Nobody had taken responsibility before then — not me, my parents, the schools — they simply passed me through. When I grew up, I knew I couldn’t let the same thing happen to other young black men. Just because the system had failed me, didn’t mean it should keep happening.

What is the central mission of the Black Star Project?

It’s an education mission, but not in the classical sense. The classical sense failed me, and most of the Black Star Project is a response to what was missing from my life as a child. While the school system has remained the same, I thought that if I can put supports in and open up the minds of young people, and encourage them to learn, then they don’t really need schools in that way.

You say that you are the “most vilified man” in the country’s education system today. Why?

Because I don’t think it’s the job of educators, whoever they are, to say we are going to educate your children. The most important educators in a child’s life are his parents, peers and community. Those are the people who can make a child want to learn.

It doesn’t matter if your teachers are from Harvard, Yale, Oxford, if you don’t want to learn you’re not going to learn. If your teachers are like my grandmother, who only had an 8th-grade education, my grandfather, who only had a 3rd-grade education and was a cotton picker in Georgia ... these are the people who taught me to want to learn. Schools are ill-prepared to teach children to want to learn.

So do you think that the U.S. has a poor education system?

Education is one of the few areas that I know of that really hasn’t kept up with all the change that has happened in the world. They might have some laptops in the classroom, but the people who teach have the same mindset that people taught with in 1809, when the American education system was created. They’re still thinking, “I’m the teacher, I will stand at the front of the classroom and you will listen to me.” That’s not education.

One of the things we try to do at Black Star Project is evolve a modern education system based on education for life, not theoretical knowledge. Who cares if you know when the Civil War ended? What’s important is if we can educate a child to understand how to rebuild their community. On that subject, we’re not even trying.

Having worked with these young people for many years, how do you think they respond to this problem?

There are two kinds of kids I come into contact with. Some don’t know the deck is stacked against them, and they’re pretty bad.

And then there are the ones who do know, and for them all bets are off. They know that if the deck is stacked against them, then they’re going to do whatever they can to even the playing field. And they do, sometimes [by doing] terrible things. It’s more than an education crisis, it is a catastrophe, especially in the African-American community.

The NAEP’s study that showed only 9 percent of Chicago’s black boys at 8th grade are proficient readers is a tragedy.

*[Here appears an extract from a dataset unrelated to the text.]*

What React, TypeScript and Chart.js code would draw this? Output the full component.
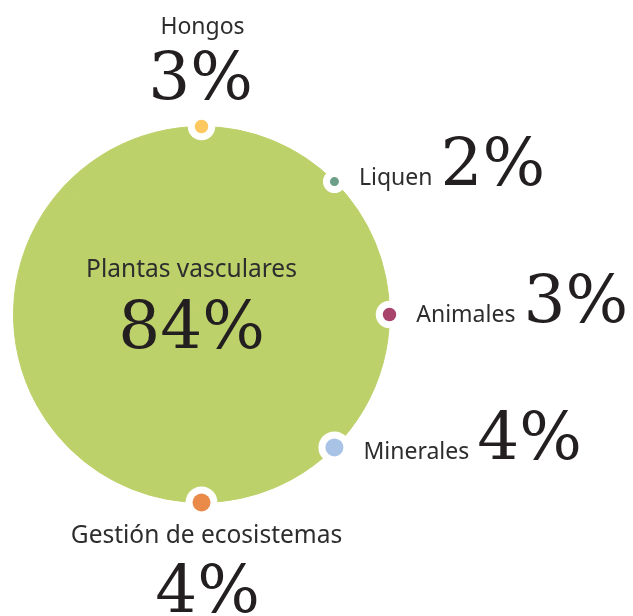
import { useEffect, useRef } from 'react';
import { Chart, registerables } from 'chart.js';

Chart.register(...registerables);

const categories = ['Plantas vasculares', 'Hongos', 'Liquen', 'Animales', 'Minerales', 'Gestión de ecosistemas'];
const values = [84, 3, 2, 3, 4, 4];
const dotColors = ['#bdd16a', '#fdc85f', '#6d9e89', '#a8436c', '#a9c3e7', '#e98a49'];

const CIRCLE_GREEN = '#bdd16a';
const LABEL_FONT = '23px "Noto Sans"';
const WIDE_LABEL_FONT = '24.5px "Noto Sans"';
const NUM_FONT = '66px "DejaVu Serif"';
const LABEL_COLOR = '#2d2d2d';
const NUM_COLOR = '#231f20';

const labelsPlugin = {
  id: 'satelliteLabels',
  afterDatasetsDraw(chart: any) {
    const arc = chart.getDatasetMeta(0).data[0] as any;
    if (!arc) return;
    const cx = arc.x;
    const cy = arc.y;
    const R = arc.outerRadius;
    const ctx: CanvasRenderingContext2D = chart.ctx;
    ctx.save();
    ctx.textBaseline = 'alphabetic';

    // centre label
    ctx.textAlign = 'center';
    ctx.font = WIDE_LABEL_FONT;
    ctx.fillStyle = LABEL_COLOR;
    ctx.fillText(categories[0], cx - 10, cy - 38);
    ctx.font = NUM_FONT;
    ctx.fillStyle = NUM_COLOR;
    ctx.fillText(values[0] + '%', cx - 10, cy + 33);

    const rightDy = [3, 7, 12];
    for (let i = 1; i < categories.length; i++) {
      const a = -Math.PI / 2 + (i - 1) * (Math.PI / 4);
      const x = cx + R * Math.cos(a);
      const y = cy + R * Math.sin(a);
      const r = values[i] * 2.25;
      ctx.beginPath();
      ctx.arc(x, y, r + 7, 0, Math.PI * 2);
      ctx.fillStyle = '#ffffff';
      ctx.fill();
      ctx.beginPath();
      ctx.arc(x, y, r, 0, Math.PI * 2);
      ctx.fillStyle = dotColors[i];
      ctx.fill();

      const label = categories[i];
      const num = values[i] + '%';
      if (i === 1) {
        ctx.textAlign = 'center';
        ctx.font = LABEL_FONT;
        ctx.fillStyle = LABEL_COLOR;
        ctx.fillText(label, x + 1, y - 93);
        ctx.font = NUM_FONT;
        ctx.fillStyle = NUM_COLOR;
        ctx.fillText(num, x - 1, y - 28);
      } else if (i === categories.length - 1) {
        ctx.textAlign = 'center';
        ctx.font = WIDE_LABEL_FONT;
        ctx.fillStyle = LABEL_COLOR;
        ctx.fillText(label, x + 5, y + 40);
        ctx.font = NUM_FONT;
        ctx.fillStyle = NUM_COLOR;
        ctx.fillText(num, x + 6, y + 109);
      } else {
        const dy = rightDy[i - 2];
        const lx = x + 20 + r;
        ctx.textAlign = 'left';
        ctx.font = LABEL_FONT;
        ctx.fillStyle = LABEL_COLOR;
        ctx.fillText(label, lx, y + dy);
        const w = ctx.measureText(label).width;
        ctx.font = NUM_FONT;
        ctx.fillStyle = NUM_COLOR;
        ctx.fillText(num, lx + w + 8, y + dy);
      }
    }
    ctx.restore();
  },
};

export default function App() {
  const ref = useRef<HTMLCanvasElement | null>(null);
  useEffect(() => {
    if (!ref.current) return;
    const chart = new Chart(ref.current, {
      type: 'pie',
      data: {
        labels: categories,
        datasets: [
          {
            data: values,
            backgroundColor: CIRCLE_GREEN,
            borderColor: CIRCLE_GREEN,
            borderWidth: 1,
            hoverOffset: 0,
            offset: 0,
          },
        ],
      },
      options: {
        animation: false,
        responsive: true,
        maintainAspectRatio: false,
        events: [],
        layout: { padding: { left: 5, top: 118, right: 243, bottom: 113 } },
        plugins: {
          legend: { display: false },
          tooltip: { enabled: false },
        },
      },
      plugins: [labelsPlugin],
    });
    return () => chart.destroy();
  }, []);
  return (
    <div style={{ width: 625, height: 608, position: 'relative' }}>
      <canvas ref={ref} />
    </div>
  );
}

Nine percent is predictive of the violence that you see here, the despair that you see out here.

Have the chances for success for young black men improved since you were one?

Not only have things not improved, in many ways things have gotten worse. When I was in high school I was in a position where I could drop out, go to the steel mills and make more money than my teachers. Today, if you are an African-American male professional and your name sounds African, you are 50 percent less likely to be called in for a job interview with the same work credentials as a white person. That’s what a study by The University of Chicago found.

Globalization has changed things a lot. The Program for International Student Assessments [PISA] ranks countries in education categories like problem solving and reading. If we look at the 2012 results, In math the U.S. is ranked 31st, in reading we are 17th, in science we’re 23rd. That’s pretty bad in itself, but if you disaggregate the data, African Americans on average are ranked 46th out of 65 countries assessed. Who would hire these kids?

What are the hopes for the future of the Black Star Project in helping to tackle these problems?

We are going to continue working with the aim of providing life skills that will give young people the common sense, confidence and empowerment to make a life for themselves. And with that, we will show them how to raise their own communities up as they pull themselves up.